Danielle Maria Bux (born 15 June 1979) is a Welsh actress and model. She made her modelling debut in 1999 winning a place on the Miss Hawaiian Tropic beauty pageant in Las Vegas. She was married to former England footballer Gary Lineker from 2009 until 2016.

Early life
She was born in Cardiff, Wales to parents Kim Lewis and Roy Bux. They divorced when she was young. Bux grew up in Cardiff. She has one sister, three brothers, and one half-brother. She attended Cantonian High School in Fairwater, Cardiff. Bux reports that she suffered from racist bullying during her childhood. Her grandfather was from Bengal (present-day Bangladesh).

Career
Bux started modelling as a teenager after winning a place in the Miss Hawaiian Tropic contest in Las Vegas. Whilst modelling part-time, she was a flight attendant with Virgin Atlantic. Becoming a full-time model, she has since appeared on the cover of various magazines including Hello!, OK!, and Maxim.

She assisted Sir Trevor McDonald onstage at the 2008 National TV Awards. She finished in third place in the 2009 series of ITV's Hell's Kitchen. In June and July 2009, she was a guest panellist on ITV's Loose Women.

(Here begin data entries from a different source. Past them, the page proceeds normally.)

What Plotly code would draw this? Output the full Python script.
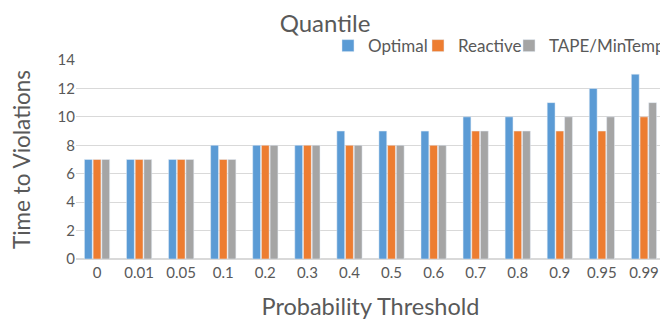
import plotly.graph_objects as go

categories = ["0", "0.01", "0.05", "0.1", "0.2", "0.3", "0.4", "0.5", "0.6", "0.7", "0.8", "0.9", "0.95", "0.99"]
optimal = [7, 7, 7, 8, 8, 8, 9, 9, 9, 10, 10, 11, 12, 13]
reactive = [7, 7, 7, 7, 8, 8, 8, 8, 8, 9, 9, 9, 9, 10]
tape = [7, 7, 7, 7, 8, 8, 8, 8, 8, 9, 9, 10, 10, 11]

series_names = ["Optimal", "Reactive", "TAPE/MinTemp"]
series_values = [optimal, reactive, tape]
series_colors = ["#5B9BD5", "#ED7D31", "#A5A5A5"]

FONT = "Lato, Carlito, 'Open Sans', sans-serif"
GREY = "#595959"

legend_ids = ["legend", "legend2", "legend3"]
legend_x = [0.4278, 0.5806, 0.7351]

fig = go.Figure()
for name, vals, col, lid in zip(series_names, series_values, series_colors, legend_ids):
    fig.add_trace(go.Bar(name=name, x=categories, y=vals, marker_color=col, legend=lid))

legend_common = dict(orientation="h", xanchor="left", y=1.07, yanchor="middle",
                     font=dict(size=17, color=GREY), bgcolor="rgba(0,0,0,0)",
                     itemwidth=30)

# The page body adds an 8px offset, so the figure is 8px smaller than the window.
fig.update_layout(
    width=660, height=312,
    margin=dict(l=68, r=3, t=52, b=61, autoexpand=False),
    paper_bgcolor="white", plot_bgcolor="white",
    font=dict(family=FONT, color=GREY, size=15),
    title=dict(text="Quantile", x=0.4803, xanchor="center", y=0.9487, yanchor="middle",
               font=dict(size=24, color=GREY, family=FONT)),
    barmode="group", bargap=0.38, bargroupgap=0.1,
    showlegend=True,
    legend=dict(x=legend_x[0], **legend_common),
    legend2=dict(x=legend_x[1], **legend_common),
    legend3=dict(x=legend_x[2], **legend_common),
    xaxis=dict(title=dict(text="Probability Threshold", font=dict(size=23.5, color=GREY), standoff=19),
               automargin=False,
               showgrid=False, showline=True, linecolor="#d9d9d9", linewidth=1,
               tickfont=dict(size=15, color=GREY), ticks=""),
    yaxis=dict(title=dict(text="Time to Violations", font=dict(size=22.5, color=GREY), standoff=35),
               automargin=False,
               range=[0, 14], dtick=2, showgrid=True, gridcolor="#d9d9d9", gridwidth=1,
               zeroline=True, zerolinecolor="#d9d9d9", showline=False,
               tickfont=dict(size=15, color=GREY), ticks=""),
)

fig.write_html("out.html")
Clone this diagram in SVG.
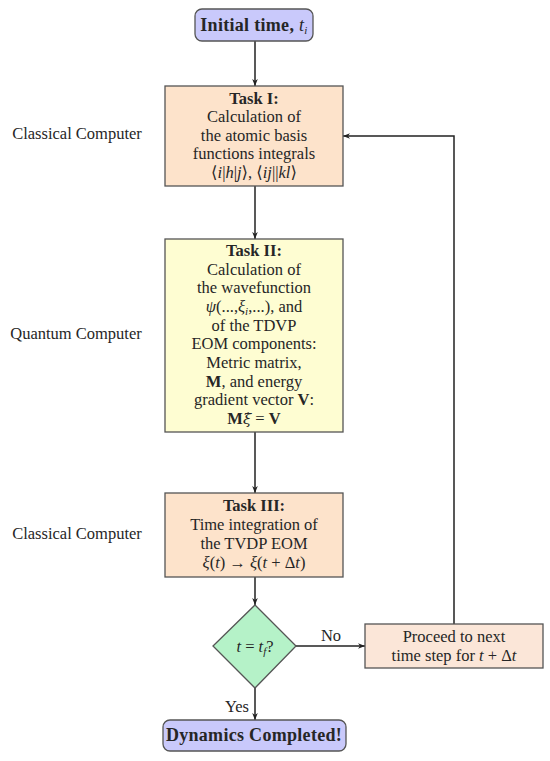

Danielle Bux made her acting debut on the stage at the Bristol Hippodrome in Calendar Girls in 2011. Her television appearances include BBC One drama Silent Witness and Aquarius.

Filmography

Personal life

Bux has a daughter from a previous relationship when she was 22. She married Gary Lineker on 2 September 2009, in Ravello, Italy. They went on to win £30,000 for charity on ITV's gameshow Mr and Mrs. On 13 January 2016, Lineker and Bux announced they were divorcing, after six years of marriage, the reason given being Lineker not wanting more children.

Bux started a relationship with American entertainment lawyer Nate Greenwald in 2016 and they had a daughter in 2017. They married at a private ceremony at his parents' house in November 2019 on Nantucket Island, Massachusetts.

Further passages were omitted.